● Supplied data
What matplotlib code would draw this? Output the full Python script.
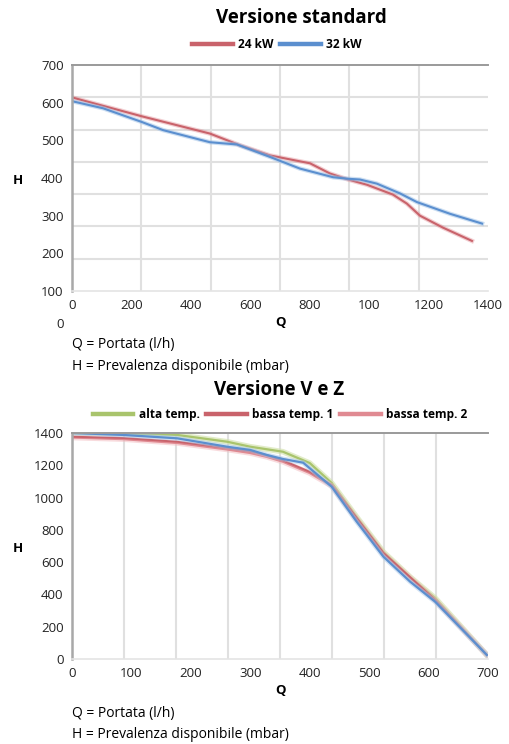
import numpy as np
import matplotlib
matplotlib.use("Agg")
import matplotlib.pyplot as plt
import matplotlib.patheffects as pe
from matplotlib.ticker import FixedLocator

plt.rcParams['font.family'] = ['Open Sans', 'DejaVu Sans']

# ---- Versione standard ----
std_series = ["24 kW", "32 kW"]
q_24 = [0, 234, 464, 565, 666, 801, 868, 929, 993, 1080, 1127, 1171, 1249, 1346]
h_24 = [614, 564, 518, 487, 460, 439, 412, 396, 382, 356, 332, 300, 268, 233]
q_32 = [0, 105, 234, 307, 464, 555, 666, 767, 879, 929, 969, 1026, 1104, 1161, 1272, 1380]
h_32 = [604, 585, 549, 527, 495, 489, 456, 425, 402, 398, 396, 385, 359, 336, 305, 279]
std_xticks = [0, 200, 400, 600, 800, 1000, 1200, 1400]
std_xlabels = ["0", "200", "400", "600", "800", "100", "1200", "1400"]
std_yticks = [100, 200, 300, 400, 500, 600, 700]

# ---- Versione V e Z ----
vz_series = ["alta temp.", "bassa temp. 1", "bassa temp. 2"]
q_alta = [0, 86, 177, 261, 300, 355, 400, 437, 479, 524, 569, 611, 698]
h_alta = [1400, 1398, 1388, 1346, 1315, 1284, 1214, 1090, 880, 663, 508, 378, 25]
q_b1 = [0, 86, 177, 261, 300, 328, 355, 400, 437, 479, 524, 611, 698]
h_b1 = [1377, 1369, 1346, 1307, 1286, 1262, 1230, 1160, 1078, 873, 657, 366, 25]
q_b2 = [0, 86, 177, 261, 300, 328, 355, 400, 437, 479, 524, 611, 698]
h_b2 = [1372, 1362, 1338, 1298, 1276, 1252, 1222, 1152, 1072, 868, 652, 364, 25]
q_blue = [0, 86, 177, 261, 300, 328, 355, 389, 437, 479, 524, 569, 611, 698]
h_blue = [1400, 1388, 1367, 1315, 1295, 1264, 1239, 1216, 1067, 851, 634, 479, 355, 25]
vz_xticks = [0, 100, 200, 300, 400, 500, 600, 700]
vz_yticks = [0, 200, 400, 600, 800, 1000, 1200, 1400]

RED = "#c9636b"
PINK = "#e08a92"
BLUE = "#5b8fcf"
GREEN = "#a9c46c"
GRID = "#e0e0e0"
TICK = "#222222"

W, H = 509, 744
fig = plt.figure(figsize=(W / 100, H / 100), dpi=100)


def fx(px):
    return px / W


def fy(py):
    return 1 - py / H


def glow(color, w=4.5, a=0.35):
    return [pe.Stroke(linewidth=w, foreground=color, alpha=a), pe.Normal()]


def style_axes(ax, xlim, ylim, xticks, xlabels, yticks, xgrid, ygrid):
    ax.set_xlim(*xlim)
    ax.set_ylim(*ylim)
    ax.set_xticks(xticks)
    ax.set_xticklabels(xlabels)
    ax.set_yticks(yticks)
    ax.xaxis.set_minor_locator(FixedLocator(xgrid))
    ax.yaxis.set_minor_locator(FixedLocator(ygrid))
    ax.grid(False, which="major")
    ax.grid(True, which="minor", color=GRID, linewidth=1.5)
    ax.tick_params(which="both", length=0)
    ax.tick_params(which="major", labelsize=9.5, labelcolor=TICK, pad=6)
    ax.spines["right"].set_visible(False)
    ax.spines["left"].set_color("#a8a8a8")
    ax.spines["left"].set_linewidth(1.8)
    ax.spines["top"].set_color("#9a9a9a")
    ax.spines["top"].set_linewidth(1.4)
    ax.spines["bottom"].set_color("#e4e4e4")
    ax.spines["bottom"].set_linewidth(1.2)
    ax.set_axisbelow(True)


def bold_legend(handles, center, ncol):
    leg = fig.legend(handles=handles, loc="center", bbox_to_anchor=center,
                     ncol=ncol, frameon=False, fontsize=8.6, handlelength=3.4,
                     handletextpad=0.45, columnspacing=0.55, borderaxespad=0)
    for t in leg.get_texts():
        t.set_fontweight("bold")
    for lh in leg.get_lines():
        lh.set_linewidth(3.2)
        lh.set_path_effects([])
    return leg


# Top chart
ax1 = fig.add_axes([fx(72), fy(291), fx(488 - 72), (291 - 65) / H])
style_axes(ax1, (0, 1400), (100, 700), std_xticks, std_xlabels, std_yticks,
           np.linspace(0, 1400, 7)[1:-1], np.linspace(100, 700, 8)[1:-1])
l24, = ax1.plot(q_24, h_24, color=RED, lw=1.5, label=std_series[0],
                path_effects=glow(PINK, 3.2, 0.4))
l32, = ax1.plot(q_32, h_32, color=BLUE, lw=1.5, label=std_series[1],
                path_effects=glow("#9dc0e6", 3.2, 0.5))
fig.text(fx(301), fy(18), "Versione standard", ha="center", va="center",
         fontsize=13.5, fontweight="bold")
bold_legend([l24, l32], (fx(277), fy(45)), 2)
fig.text(fx(18), fy(181), "H", ha="center", va="center", fontsize=9.5, fontweight="bold")
fig.text(fx(280), fy(322), "Q", ha="center", va="center", fontsize=9.5, fontweight="bold")
fig.text(fx(60), fy(325), "0", ha="center", va="center", fontsize=9.5, color=TICK)
fig.text(fx(72), fy(345), "Q = Portata (l/h)", ha="left", va="center", fontsize=10)
fig.text(fx(72), fy(366), "H = Prevalenza disponibile (mbar)", ha="left", va="center",
         fontsize=10)

# Bottom chart
ax2 = fig.add_axes([fx(72), fy(659), fx(488 - 72), (659 - 433) / H])
style_axes(ax2, (0, 700), (0, 1400), vz_xticks, [str(v) for v in vz_xticks], vz_yticks,
           np.linspace(0, 700, 9)[1:-1], np.array(vz_yticks[1:-1]))
la, = ax2.plot(q_alta, h_alta, color=GREEN, lw=1.6, label=vz_series[0],
               path_effects=glow("#cfe0a6", 4, 0.6))
lb2, = ax2.plot(q_b2, h_b2, color=PINK, lw=1.6, label=vz_series[2],
                path_effects=glow("#f2b8bd", 4, 0.5))
lb1, = ax2.plot(q_b1, h_b1, color=RED, lw=1.4, label=vz_series[1])
lbl, = ax2.plot(q_blue, h_blue, color=BLUE, lw=1.6, label="_nolegend_",
                path_effects=glow("#a9c8ea", 3.5, 0.5))
fig.text(fx(279), fy(390), "Versione V e Z", ha="center", va="center",
         fontsize=13.5, fontweight="bold")
bold_legend([la, lb1, lb2], (fx(280), fy(415)), 3)
fig.text(fx(18), fy(549), "H", ha="center", va="center", fontsize=9.5, fontweight="bold")
fig.text(fx(280), fy(690), "Q", ha="center", va="center", fontsize=9.5, fontweight="bold")
fig.text(fx(72), fy(713), "Q = Portata (l/h)", ha="left", va="center", fontsize=10)
fig.text(fx(72), fy(735), "H = Prevalenza disponibile (mbar)", ha="left", va="center",
         fontsize=10)

fig.savefig("out.png", dpi=100, facecolor="white")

● Work instructions
Leave out the pictures, then repeat the listing above exactly from its first line to the line with "plt.rcParams['font.family'] = ['Open", inclusive.

● Solution for this exercise
What matplotlib code would draw this? Output the full Python script.
import numpy as np
import matplotlib
matplotlib.use("Agg")
import matplotlib.pyplot as plt
import matplotlib.patheffects as pe
from matplotlib.ticker import FixedLocator

plt.rcParams['font.family'] = ['Open Sans', 'DejaVu Sans']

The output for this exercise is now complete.